Terapia cognitivo-comportamentale
La terapia cognitivo comportamentale o, in inglese, Cognitive Behavioral Therapy (CBT) nasce e si sviluppa negli Stati Uniti intorno agli anni sessanta, originando dall’avvento del cognitivismo e dall’evoluzione dal punto di vista teorico ed empirico delle terapie puramente comportamentali o behaviouriste, che iniziarono a nascere già negli anni cinquanta.
La psicoterapia cognitivo comportamentale ha almeno due padri fondatori: Albert Ellis e Aaron T. Beck.
Integra due forme di terapia:
La psicoterapia comportamentale: è mirata a modificare la relazione fra le situazioni che creano difficoltà e le abituali reazioni emotive e comportamentali che la persona ha in tali circostanze, mediante l’apprendimento di nuove modalità di reazione.
La psicoterapia cognitiva: promuove l’individuazione di pensieri ricorrenti e schemi mentali e comportamentali ripetitivi, che sono correlati a e persistenti emozioni negative.
Insegna a correggere tali schemi disfunzionali promuovendo modalità alternativi di pensiero, azione ed emozioni conseguenti.
La psicoterapia cognitivo comportamentale lavora nel “qui ed ora” in termini di funzionamento del paziente, indagando e lavorando su emozioni, pensieri e comportamenti del presente, che emergono nella quotidianità della vita di ciascuna persona. Si sono poi sviluppati, nell’ambito della psicoterapia cognitivo-comportamentale, modelli e teorie che ritengono rilevante lo studio della storia della persona, per comprendere in che modo il paziente ha co-costruito e “appreso” nelle proprie relazioni, determinati schemi, credenze su di sè, sugli altri e sul mondo.
In base agli obiettivi terapeutici stabiliti, alcuni modelli teorici e di trattamento prevedono nel piano terapeutico un lavoro che consideri l’interdipendenza tra esperienze passate e presenti agendo su comportamenti e cognizioni, attraverso strategie e tecniche più propriamente definite comportamentali (ad esempio, l’esposizione graduale sistematica a stimoli fobici) o cognitive (ad esempio, la disputa dei pensieri e delle idee irrazionali) e la regolazione delle emozioni.

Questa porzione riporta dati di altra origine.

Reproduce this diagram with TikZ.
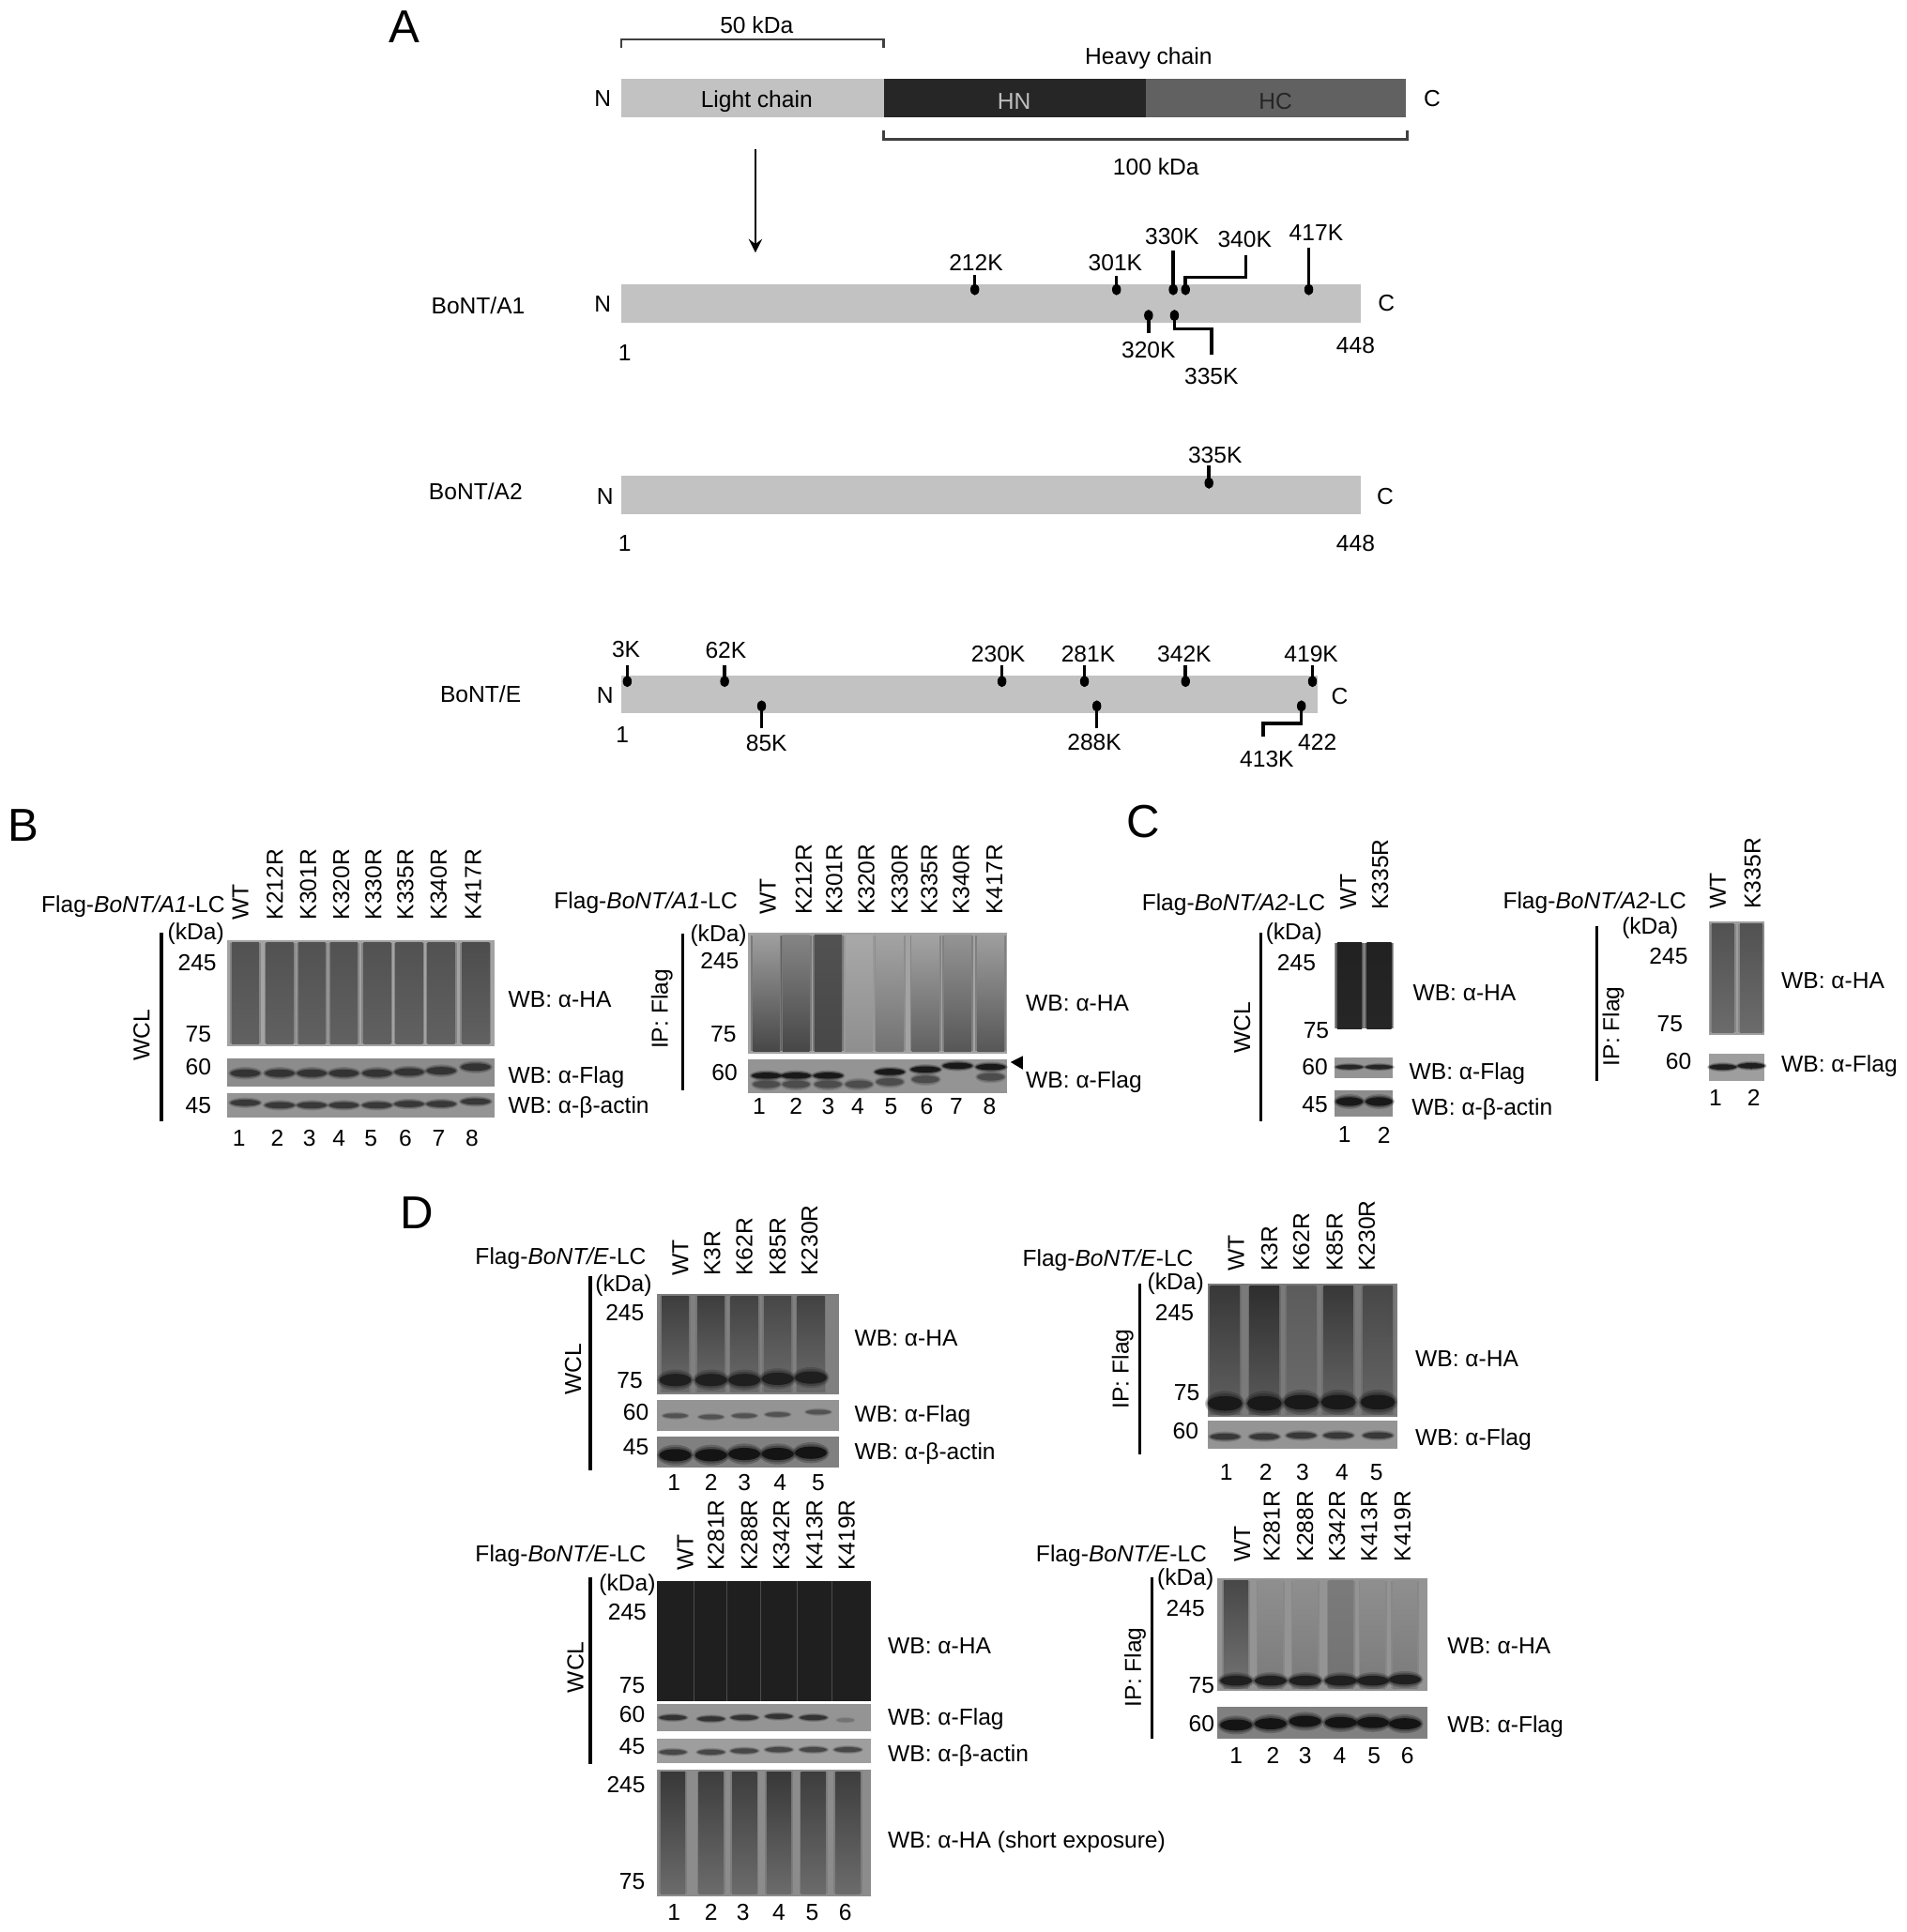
\documentclass[tikz,border=0pt]{standalone}
\usepackage{fontspec}
\setmainfont{Liberation Sans}
\tikzset{
  lbl/.style={inner sep=0pt, font=\fontsize{7}{8}\selectfont},
  marklbl/.style={lbl, yshift=-0.4pt},
  lanelbl/.style={lbl, rotate=90, anchor=west},
  sidelbl/.style={lbl, rotate=90},
  wblbl/.style={marklbl, anchor=west},
  panel/.style={inner sep=0pt, font=\fontsize{14}{16}\selectfont},
  pin/.style={line width=1pt, black},
  bracket/.style={line width=0.7pt, black!75},
  sideline/.style={line width=0.9pt, black}
}
% Rotated lane names, bottom end on one height
\newcommand{\lanenames}[3]{
  \foreach \x/\t [count=\i] in {#3} {\node[lanelbl] (#1-\i) at (\x,#2) {\t};}
}
% Lane numbers under a blot
\newcommand{\lanenums}[3]{
  \foreach \x [count=\i] in {#3} {\node[lbl] (#1-\i) at (\x,#2) {\i};}
}
% Size marks and WB captions
\newcommand{\sizemarks}[2]{
  \foreach \x/\y/\t [count=\i] in {#2} {\node[marklbl] (#1-\i) at (\x,\y) {\t};}
}
\newcommand{\wbcaps}[2]{
  \foreach \x/\y/\t [count=\i] in {#2} {\node[wblbl] (#1-\i) at (\x,\y) {\t};}
}
\newcommand{\flaglbl}[4]{\node[marklbl] (#1) at (#2,#3) {Flag-\textit{#4}-LC};}
% Smeared lanes: x/top colour/bottom colour
\newcommand{\lanes}[4]{
  \foreach \x/\a/\b in {#4} {
    \fill[\b, opacity=.45] (\x-#1-1.5,#2) rectangle (\x+#1+1.5,#3);
    \shade[top color=\a, bottom color=\b] (\x-#1,#2) rectangle (\x+#1,#3);
  }
}
% Bands: x/y
\newcommand{\bands}[4]{
  \foreach \x/\y in {#4} {
    \fill[#3, opacity=.25] (\x,\y) ellipse [x radius=#1*1.15, y radius=#2*1.7];
    \fill[#3, opacity=.35] (\x,\y) ellipse [x radius=#1*1.08, y radius=#2*1.35];
    \fill[#3] (\x,\y) ellipse [x radius=#1, y radius=#2];
  }
}
% Pins on the bars
\newcommand{\pintop}[3]{\draw[pin] (#1,#2) -- (#1,#3); \fill (#1,#3) ellipse [x radius=3.6, y radius=4.6];}

\begin{document}
\begin{tikzpicture}[x=0.013135cm, y=-0.013135cm]
\useasboundingbox (0,0) rectangle (1547,1568);

% Panel letters
\node[panel] (pa) at (328,22) {A};
\node[panel] (pb) at (19,670) {B};
\node[panel] (pc) at (928,667) {C};
\node[panel] (pd) at (338,984) {D};

% Whole toxin
\fill[black!24] (504,64) rectangle (717,95);
\fill[black!85] (717,64) rectangle (930,95);
\fill[black!62] (930,64) rectangle (1141,95);
\node[marklbl] (light) at (614,81) {Light chain};
\node[lbl, black!25] (hn) at (823,82) {HN};
\node[lbl, black!85] (hc) at (1035,82) {HC};
\draw[bracket] (504,39) -- (504,32) -- (717,32) -- (717,39);
\draw[bracket] (717,106) -- (717,113) -- (1142,113) -- (1142,106);
\sizemarks{top}{614/19/50 kDa, 932/46/Heavy chain, 938/134/100 kDa, 489/79/N, 1162/79/C}
\draw[line width=0.8pt, -stealth] (613,121) -- (613,205);

% BoNT/A1
\fill[black!24] (504,231) rectangle (1104,262);
\sizemarks{aone}{388/247/{BoNT/A1}, 489/246/N, 1125/245/C, 507/285/1, 1100/279/448, 792/212/212K, 905/212/301K, 951/191/330K, 1010/193/340K, 1068/188/417K, 932/283/320K, 983/304/335K}
\foreach \x/\y in {791/223, 906/224, 952/203, 1062/201} {\pintop{\x}{\y}{235}}
\pintop{932}{270}{256}
\draw[pin] (1011,207) -- (1011,225) -- (962,225) -- (962,235);
\fill (962,235) ellipse [x radius=3.6, y radius=4.6];
\draw[pin] (983,288) -- (983,267) -- (953,267) -- (953,256);
\fill (953,256) ellipse [x radius=3.6, y radius=4.6];

% BoNT/A2
\fill[black!24] (504,386) rectangle (1104,417);
\sizemarks{atwo}{386/398/{BoNT/A2}, 491/402/N, 1124/402/C, 507/440/1, 1100/440/448, 986/368/335K}
\pintop{981}{378}{392}

% BoNT/E
\fill[black!24] (504,548) rectangle (1069,579);
\sizemarks{ebar}{390/562/{BoNT/E}, 491/563/N, 1087/564/C, 505/595/1, 1069/601/422, 508/526/3K, 589/527/62K, 810/530/230K, 883/530/281K, 961/530/342K, 1064/530/419K, 622/602/85K, 888/601/288K, 1028/615/413K}
\foreach \x in {509,588,813,880,962,1065} {\pintop{\x}{540}{553}}
\foreach \x in {618,890} {\pintop{\x}{591}{573}}
\draw[pin] (1025,598) -- (1025,587) -- (1056,587) -- (1056,573);
\fill (1056,573) ellipse [x radius=3.6, y radius=4.6];

% B, whole cell lysate
\flaglbl{bwflag}{108}{735}{BoNT/A1}
\lanenames{bwlane}{747}{195/WT, 223/K212R, 250/K301R, 277/K320R, 303/K330R, 329/K335R, 356/K340R, 384/K417R}
\sizemarks{bwmark}{159/757/(kDa), 160/780/245, 161/838/75, 161/865/60, 161/896/45}
\draw[sideline] (131,757) -- (131,910);
\node[sidelbl] (bwcl) at (115,840) {WCL};
\fill[black!36] (184,763) rectangle (401,849);
\lanes{11}{765}{847}{199/black!68/black!62, 227/black!68/black!62, 253/black!68/black!62, 279/black!68/black!62, 306/black!68/black!62, 332/black!68/black!62, 358/black!68/black!62, 386/black!70/black!62}
\fill[black!45] (184,859) rectangle (401,882);
\bands{12}{3}{black!80}{199/871, 227/871, 253/871, 279/871, 306/871, 332/870, 358/869, 386/866}
\fill[black!42] (184,887) rectangle (401,907);
\bands{12}{2.5}{black!78}{199/895, 227/897, 253/897, 279/897, 306/897, 332/896, 358/896, 386/894}
\wbcaps{bwcap}{412/810/WB: α-HA, 412/873/WB: α-Flag, 412/898/WB: α-β-actin}
\lanenums{bwnum}{924}{194,225,251,275,301,329,356,383}

% B, immunoprecipitation
\flaglbl{bipflag}{524}{732}{BoNT/A1}
\lanenames{biplane}{743}{623/WT, 652/K212R, 677/K301R, 703/K320R, 730/K330R, 754/K335R, 780/K340R, 807/K417R}
\sizemarks{bipmark}{583/758/(kDa), 584/779/245, 587/838/75, 588/869/60}
\draw[sideline] (554,758) -- (554,885);
\node[sidelbl] (bip) at (537,819) {IP: Flag};
\fill[black!36] (607,757) rectangle (817,855);
\lanes{11}{759}{853}{622/black!38/black!72, 646/black!48/black!72, 672/black!68/black!72, 697/black!34/black!44, 722/black!36/black!55, 751/black!36/black!62, 777/black!42/black!66, 804/black!38/black!66}
\fill[black!42] (607,860) rectangle (817,887);
\bands{12}{2.5}{black!90}{622/873, 646/873, 672/873, 722/870, 751/868, 777/865, 804/866}
\bands{11}{3}{black!70}{622/880, 646/880, 672/880, 697/880, 722/878, 751/876, 804/874}
\fill (820,862) -- (830,857) -- (830,868) -- cycle;
\wbcaps{bipcap}{832/813/WB: α-HA, 832/877/WB: α-Flag}
\lanenums{bipnum}{898}{616,646,672,696,723,752,776,803}

% C, whole cell lysate
\flaglbl{cwflag}{1001}{733}{BoNT/A2}
\lanenames{cwlane}{739}{1094/WT, 1120/K335R}
\sizemarks{cwmark}{1050/757/(kDa), 1052/780/245, 1068/835/75, 1067/865/60, 1067/895/45}
\draw[sideline] (1023,757) -- (1023,910);
\node[sidelbl] (cwcl) at (1008,834) {WCL};
\fill[black!40] (1083,765) rectangle (1130,835);
\lanes{10}{765}{835}{1095/black!87/black!85, 1119/black!87/black!85}
\fill[black!42] (1083,858) rectangle (1130,875);
\bands{11}{1.8}{black!85}{1095/866, 1119/866}
\fill[black!45] (1083,885) rectangle (1130,906);
\bands{11}{3.5}{black!90}{1095/894, 1119/894}
\wbcaps{cwcap}{1146/805/WB: α-HA, 1143/870/WB: α-Flag, 1145/899/WB: α-β-actin}
\lanenums{cwnum}{921}{1091,1123}

% C, immunoprecipitation
\flaglbl{cipflag}{1294}{732}{BoNT/A2}
\lanenames{ciplane}{738}{1394/WT, 1422/K335R}
\sizemarks{cipmark}{1339/752/(kDa), 1354/775/245, 1355/830/75, 1362/860/60}
\draw[sideline] (1296,752) -- (1296,877);
\node[sidelbl] (cip) at (1309,833) {IP: Flag};
\fill[black!38] (1387,748) rectangle (1432,840);
\lanes{9}{750}{838}{1398/black!68/black!58, 1421/black!68/black!58}
\fill[black!38] (1387,855) rectangle (1432,877);
\bands{11}{2.2}{black!88}{1398/866, 1421/865}
\wbcaps{cipcap}{1445/795/WB: α-HA, 1445/864/WB: α-Flag}
\lanenums{cipnum}{891}{1392,1423}

% D, upper left
\flaglbl{dtwflag}{455}{1020}{BoNT/E}
\lanenames{dtwlane}{1036}{552/WT, 578/K3R, 604/K62R, 631/K85R, 657/K230R}
\sizemarks{dtwmark}{506/1042/(kDa), 507/1064/245, 511/1119/75, 516/1145/60, 516/1173/45}
\draw[sideline] (479,1036) -- (479,1193);
\node[sidelbl] (dtwcl) at (465,1111) {WCL};
\fill[black!50] (533,1050) rectangle (681,1132);
\lanes{11}{1052}{1130}{548/black!76/black!58, 577/black!76/black!58, 604/black!74/black!58, 631/black!72/black!58, 658/black!74/black!58}
\bands{13}{5}{black!88}{548/1120, 577/1120, 604/1120, 631/1119, 658/1118}
\fill[black!42] (533,1136) rectangle (681,1161);
\bands{10}{1.8}{black!68}{548/1149, 577/1150, 604/1149, 631/1148, 664/1146}
\fill[black!50] (533,1166) rectangle (681,1191);
\bands{13}{5}{black!92}{548/1181, 577/1181, 604/1180, 631/1180, 658/1179}
\wbcaps{dtwcap}{693/1085/WB: α-HA, 693/1148/WB: α-Flag, 693/1179/WB: α-β-actin}
\lanenums{dtwnum}{1203}{547,577,604,633,664}

% D, upper right
\flaglbl{dtipflag}{899}{1022}{BoNT/E}
\lanenames{dtiplane}{1032}{1003/WT, 1030/K3R, 1056/K62R, 1083/K85R, 1109/K230R}
\sizemarks{dtipmark}{954/1041/(kDa), 953/1064/245, 963/1129/75, 962/1160/60}
\draw[sideline] (925,1042) -- (925,1180);
\node[sidelbl] (dtip) at (911,1111) {IP: Flag};
\fill[black!52] (980,1042) rectangle (1134,1150);
\lanes{12}{1044}{1148}{994/black!78/black!62, 1026/black!82/black!64, 1056/black!64/black!58, 1086/black!78/black!60, 1118/black!72/black!60}
\bands{14}{6}{black!90}{994/1139, 1026/1139, 1056/1138, 1086/1138, 1118/1138}
\fill[black!42] (980,1153) rectangle (1134,1176);
\bands{12}{2.5}{black!78}{994/1166, 1026/1166, 1056/1165, 1086/1165, 1118/1165}
\wbcaps{dtipcap}{1148/1102/WB: α-HA, 1148/1167/WB: α-Flag}
\lanenums{dtipnum}{1195}{995,1027,1057,1089,1117}

% D, lower left
\flaglbl{dbwflag}{455}{1262}{BoNT/E}
\lanenames{dbwlane}{1275}{556/WT, 581/K281R, 608/K288R, 634/K342R, 661/K413R, 687/K419R}
\sizemarks{dbwmark}{509/1285/(kDa), 509/1307/245, 513/1367/75, 513/1390/60, 513/1416/45, 508/1447/245, 513/1526/75}
\draw[sideline] (479,1280) -- (479,1432);
\node[sidelbl] (dbwcl) at (467,1353) {WCL};
\fill[black!88] (533,1283) rectangle (707,1381);
\foreach \x in {563,590,617,647,675} {\draw[black!70, line width=0.2pt] (\x,1283) -- (\x,1381);}
\fill[black!42] (533,1383) rectangle (707,1405);
\bands{11}{2}{black!80}{546/1394, 577/1395, 604/1394, 632/1393, 660/1394}
\bands{7}{1.5}{black!55}{686/1396}
\fill[black!38] (533,1411) rectangle (707,1431);
\bands{11}{2}{black!72}{546/1422, 577/1422, 604/1421, 632/1420, 660/1420, 688/1420}
\fill[black!45] (533,1436) rectangle (707,1539);
\lanes{10}{1438}{1537}{546/black!78/black!58, 577/black!76/black!58, 604/black!76/black!58, 632/black!78/black!58, 660/black!76/black!58, 688/black!76/black!58}
\wbcaps{dbwcap}{720/1335/WB: α-HA, 720/1394/WB: α-Flag, 720/1424/WB: α-β-actin, 720/1494/WB: α-HA (short exposure)}
\lanenums{dbwnum}{1552}{547,577,603,632,659,686}

% D, lower right
\flaglbl{dbipflag}{910}{1262}{BoNT/E}
\lanenames{dbiplane}{1268}{1008/WT, 1032/K281R, 1059/K288R, 1085/K342R, 1111/K413R, 1138/K419R}
\sizemarks{dbipmark}{962/1281/(kDa), 962/1304/245, 975/1367/75, 975/1398/60}
\draw[sideline] (935,1280) -- (935,1411);
\node[sidelbl] (dbip) at (921,1353) {IP: Flag};
\fill[black!42] (988,1281) rectangle (1158,1372);
\lanes{10}{1283}{1370}{1003/black!72/black!55, 1031/black!44/black!52, 1059/black!44/black!52, 1088/black!52/black!55, 1114/black!44/black!52, 1140/black!44/black!52}
\bands{13}{4}{black!88}{1003/1364, 1031/1364, 1059/1364, 1088/1364, 1114/1364, 1140/1363}
\fill[black!50] (988,1385) rectangle (1158,1411);
\bands{13}{4.5}{black!92}{1003/1400, 1031/1399, 1059/1397, 1088/1398, 1114/1398, 1140/1399}
\wbcaps{dbipcap}{1174/1335/WB: α-HA, 1174/1400/WB: α-Flag}
\lanenums{dbipnum}{1425}{1003,1033,1059,1087,1115,1142}
\end{tikzpicture}
\end{document}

Studi scientifici controllati hanno dimostrato l’efficacia della terapia cognitiva nel trattamento della maggior parte dei disturbi psicologici, tra cui la depressione maggiore, il disturbo di panico, la fobia sociale, il disturbo d’ansia generalizzato, il disturbo ossessivo-compulsivo, i disturbi dell’alimentazione, le psicosi.
Altre ricerche condotte sia a livello nazionale (es. Istituto Superiore della Sanità) che internazionale (es. Organizzazione Mondiale della Sanità) hanno dimostrato che la psicoterapia cognitiva ha un’efficacia maggiore o pari agli psicofarmaci nella cura di molte patologie psichiatriche. Se paragonata agli psicofarmaci, inoltre, la terapia cognitiva risulta essere più utile nella prevenzione delle ricadute. In alcuni disturbi (es. disturbo bipolare, psicosi), tuttavia, il trattamento farmacologico continua ad essere indispensabile.
È stato anche provato che questo tipo di terapia è efficace indipendentemente dal livello di istruzione, stato sociale e reddito della persona che richiede il trattamento.
Alcuni dei principali approcci sono quelli della REBT (Rational-Emotive Behavioural Therapy), di Albert Ellis; gli approcci cognitivisti classici, di Aaron T.Beck; gli approcci del secondo cognitivismo, o neocognitivismo clinico di impronta costruttivista, derivati dal lavoro pionieristico di George Kelly (che pure personalmente non si definiva “cognitivista”).
Mentre gli approcci classici (Ellis, Beck) sono fortemente influenzati dai rigidi approcci del cognitivismo HIP (Human Information Processing), imperante nella psicologia sperimentale degli Stati Uniti nel corso degli anni settanta, all’interno degli approcci cognitivo-costruttivisti sono maggiormente focalizzati i contributi della seconda cibernetica di Heinz von Foerster, Humberto Maturana e Francisco Varela; della teoria sistemica; della teoria dell’Attaccamento di John Bowlby; degli approcci costruttivisti della Personal Construct Psychology.